# [The problem]
State how many lines contain the string "that", and write nothing else.

# [Data lines]
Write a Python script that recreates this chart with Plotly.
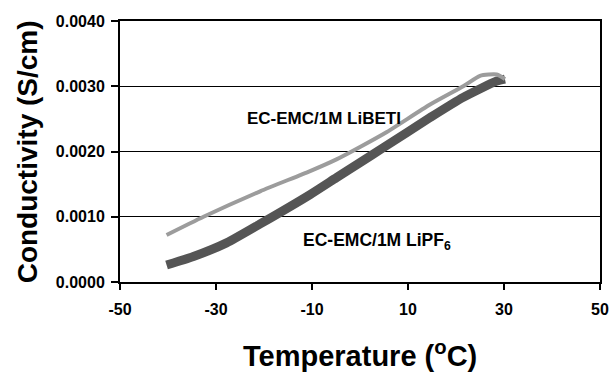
import plotly.graph_objects as go

# LiPF6 (dark, thick)
t_pf6 = [-40.3, -34.7, -27.8, -20.8, -10.4, -4.9, 0, 4.9, 14.6, 21.5, 28.5, 30.2]
c_pf6 = [0.00026, 0.00039, 0.00060, 0.00089, 0.00134, 0.00160, 0.00183, 0.00206, 0.00252, 0.00283, 0.00308, 0.00311]

# LiBETI (light gray, thin)
t_beti = [-40.3, -32.6, -20.8, -10.4, -4.9, 0, 5.6, 14.6, 21.5, 25, 28.5, 30.2]
c_beti = [0.00072, 0.00100, 0.00139, 0.00170, 0.00188, 0.00207, 0.00230, 0.00272, 0.00300, 0.00316, 0.00318, 0.00311]

x_ticks = [-50, -30, -10, 10, 30, 50]
y_ticks = [0.0, 0.001, 0.002, 0.003, 0.004]

FONT = "Liberation Sans, Arial, sans-serif"

fig = go.Figure()
fig.add_trace(go.Scatter(x=t_pf6, y=c_pf6, mode="lines",
                         line=dict(color="#555555", width=9, shape="spline", smoothing=0.6),
                         showlegend=False, hoverinfo="skip"))
fig.add_trace(go.Scatter(x=t_beti, y=c_beti, mode="lines",
                         line=dict(color="#9c9c9c", width=4, shape="spline", smoothing=0.6),
                         showlegend=False, hoverinfo="skip"))

fig.add_annotation(x=-7.5, y=0.00251, text="<b>EC-EMC/1M LiBETI</b>", showarrow=False,
                   font=dict(family=FONT, size=17, color="black"), xanchor="center", yanchor="middle")
fig.add_annotation(x=3.5, y=0.00062, text="<b>EC-EMC/1M LiPF<sub>6</sub></b>", showarrow=False,
                   font=dict(family=FONT, size=17.5, color="black"), xanchor="center", yanchor="middle")

# axis titles
fig.add_annotation(xref="paper", yref="paper", x=0.5, y=-0.275, text="<b>Temperature (<sup>o</sup>C)</b>",
                   showarrow=False, font=dict(family=FONT, size=29, color="black"),
                   xanchor="center", yanchor="middle")
fig.add_annotation(xref="paper", yref="paper", x=-0.192, y=0.5, text="<b>Conductivity (S/cm)</b>",
                   showarrow=False, textangle=-90, font=dict(family=FONT, size=28, color="black"),
                   xanchor="center", yanchor="middle")

fig.update_layout(
    width=610, height=375,
    margin=dict(l=120, r=10, t=21, b=93, autoexpand=False),
    paper_bgcolor="white", plot_bgcolor="white",
    font=dict(family=FONT, color="black"),
    xaxis=dict(range=[-50, 50], tickvals=x_ticks, ticktext=[f"<b>{v}</b>" for v in x_ticks],
               tickfont=dict(size=16), ticks="outside", ticklen=6, tickwidth=1.5, tickcolor="black",
               ticklabelstandoff=6,
               showline=True, linecolor="black", linewidth=2, mirror=True, showgrid=False, zeroline=False,
               automargin=False),
    yaxis=dict(range=[0, 0.004], tickvals=y_ticks, ticktext=[f"<b>{v:.4f}</b>" for v in y_ticks],
               tickfont=dict(size=16), ticks="outside", ticklen=7, tickwidth=1.5, tickcolor="black",
               ticklabelstandoff=3,
               showline=True, linecolor="black", linewidth=2, mirror=True,
               showgrid=True, gridcolor="black", gridwidth=1, zeroline=False,
               automargin=False),
)

fig.write_html(
    "out.html",
    config={"displayModeBar": False},
    post_script="document.documentElement.style.overflow='hidden';"
                "document.body.style.margin='0';document.body.style.overflow='hidden';",
)
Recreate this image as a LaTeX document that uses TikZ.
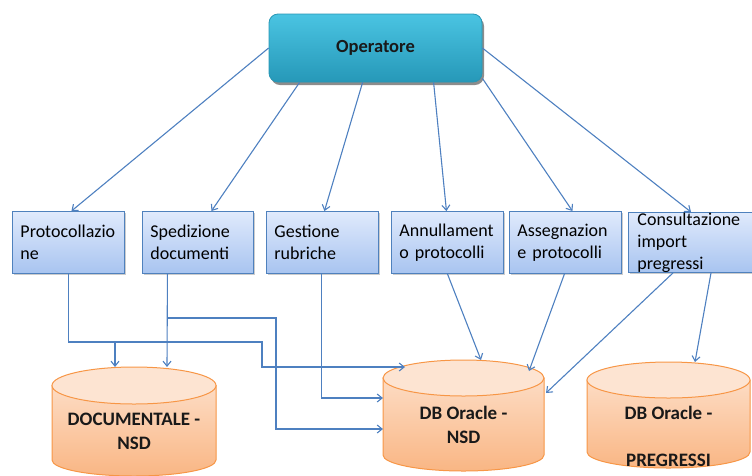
\documentclass[tikz,border=0pt]{standalone}
\usepackage{fontspec}
\setmainfont{Carlito}
\usetikzlibrary{arrows.meta,shadows,calc}
\definecolor{arrowc}{RGB}{78,128,192}
\definecolor{boxborder}{RGB}{79,129,189}
\definecolor{boxtop}{RGB}{224,234,252}
\definecolor{boxbot}{RGB}{168,196,240}
\definecolor{optop}{RGB}{74,196,226}
\definecolor{opbot}{RGB}{38,152,184}
\definecolor{opborder}{RGB}{40,150,180}
\definecolor{cylborder}{RGB}{247,150,70}
\definecolor{cyltop}{RGB}{253,228,210}
\definecolor{cylbtop}{RGB}{253,220,196}
\definecolor{cylbbot}{RGB}{249,182,132}
\newcommand\dbcyl[5]{%
  \pgfmathsetmacro\cylcx{(#1+#2)/2}%
  \pgfmathsetmacro\cylrx{(#2-#1)/2}%
  \shade[top color=cylbtop, bottom color=cylbbot, draw=cylborder, line width=1pt]
    (#1,#3+#4) -- (#1,#5) arc[start angle=180,end angle=360,x radius=\cylrx pt,y radius=16pt]
    -- (#2,#3+#4) -- cycle;
  \filldraw[fill=cyltop, draw=cylborder, line width=1pt]
    (\cylcx,#3+#4) ellipse[x radius=\cylrx pt, y radius=#4 pt];
}
\begin{document}
\begin{tikzpicture}[x=1pt,y=-1pt,
  arr/.style={draw=arrowc, line width=1.1pt, -{Straight Barb[length=5pt,width=8pt]}},
  ln/.style={draw=arrowc, line width=1.1pt},
  procbox/.style={draw=boxborder, line width=0.9pt, top color=boxtop, bottom color=boxbot,
    minimum height=62pt, inner xsep=8pt, inner ysep=0pt, text width=96pt, align=left,
    font=\fontsize{18}{22}\selectfont, anchor=north west,
    drop shadow={shadow xshift=1.5pt, shadow yshift=-1.5pt, opacity=0.2, fill=black}},
  cyltext/.style={font=\bfseries\fontsize{19}{23.5}\selectfont, align=center, text=black!90},
  hidden/.style={inner sep=0pt, outer sep=0pt, anchor=north west}
]
\useasboundingbox (0,0) rectangle (752,475);

% Operator
\node[draw=opborder, line width=0.8pt, top color=optop, bottom color=opbot, rounded corners=9pt,
  minimum width=213pt, minimum height=68pt, font=\bfseries\fontsize{18.5}{22}\selectfont,
  text=black!90,
  drop shadow={shadow xshift=2pt, shadow yshift=-3pt, opacity=0.45, fill=black}]
  (op) at (375.5,48) {Operatore};

% Process boxes
\node[procbox] (b1) at (12,211) {Protocollazio\\ne};
\node[procbox, text width=95pt] (b2) at (142,211) {Spedizione\\documenti};
\node[procbox] (b3) at (266,211) {Gestione\\rubriche};
\node[procbox] (b4) at (391,211) {Annullament\\o protocolli};
\node[procbox] (b5) at (509,211) {Assegnazion\\e protocolli};
\node[procbox, inner xsep=9pt, text width=114pt, minimum height=60pt] (b6) at (628,212) {Consultazione\\import\\pregressi};

% Databases
\dbcyl{52}{216}{367}{18.5}{460}
\dbcyl{383}{544}{360}{18}{455}
\dbcyl{587}{750}{362}{18}{452}
\node[hidden, minimum width=164pt, minimum height=110pt] (docs) at (52,367) {};
\node[hidden, minimum width=161pt, minimum height=112pt] (nsd) at (383,360) {};
\node[hidden, minimum width=163pt, minimum height=110pt] (preg) at (587,362) {};
\node[cyltext] (docsT) at (134,431.5) {DOCUMENTALE -\\NSD};
\node[cyltext] (nsdT) at (463.5,425) {DB Oracle -\\NSD};
\node[cyltext] (pregT) at (668.5,436) {DB Oracle -\\\mbox{}\\PREGRESSI};

% Operator to boxes
\draw[arr] (op.west) -- ([xshift=3pt]b1.north);
\draw[arr] ([xshift=31pt]op.south west) -- ([xshift=13.5pt]b2.north);
\draw[arr] ([xshift=94pt]op.south west) -- ([xshift=2pt]b3.north);
\draw[arr] ([xshift=165pt]op.south west) -- ([xshift=-1pt]b4.north);
\draw[arr] ([yshift=4pt]op.south east) -- ([xshift=7pt]b5.north);
\draw[arr] (op.east) -- ([xshift=63pt]b6.north west);

% Box connectors to databases
\coordinate (j1) at (115,342);
\coordinate (k1) at (262,342);
\draw[ln] (b1.south) |- (j1);
\draw[arr] (j1) -- ([xshift=-19pt]docs.north);
\draw[arr] (j1) -- (k1) |- ([xshift=22pt,yshift=-7pt]nsd.north west);

\coordinate (j2) at (167,318);
\coordinate (k2) at (276,318);
\draw[arr] ([xshift=-30.5pt]b2.south) -- ([xshift=33pt]docs.north);
\draw[arr] (j2) -- (k2) |- ([yshift=-69pt]nsd.north west);

\draw[arr] ([xshift=-1pt]b3.south) |- ([yshift=-38pt]nsd.north west);

\draw[arr] (b4.south) -- ([xshift=17.5pt]nsd.north);
\draw[arr] ([xshift=-1pt]b5.south) -- ([xshift=-15pt,yshift=-11pt]nsd.north east);
\draw[arr] ([xshift=45pt]b6.south west) -- ([xshift=2pt,yshift=-33pt]nsd.north east);
\draw[arr] ([xshift=83pt]b6.south west) -- ([xshift=108pt]preg.north west);
\end{tikzpicture}
\end{document}
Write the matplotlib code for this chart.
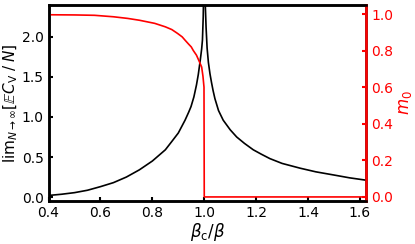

# [Task solution]
2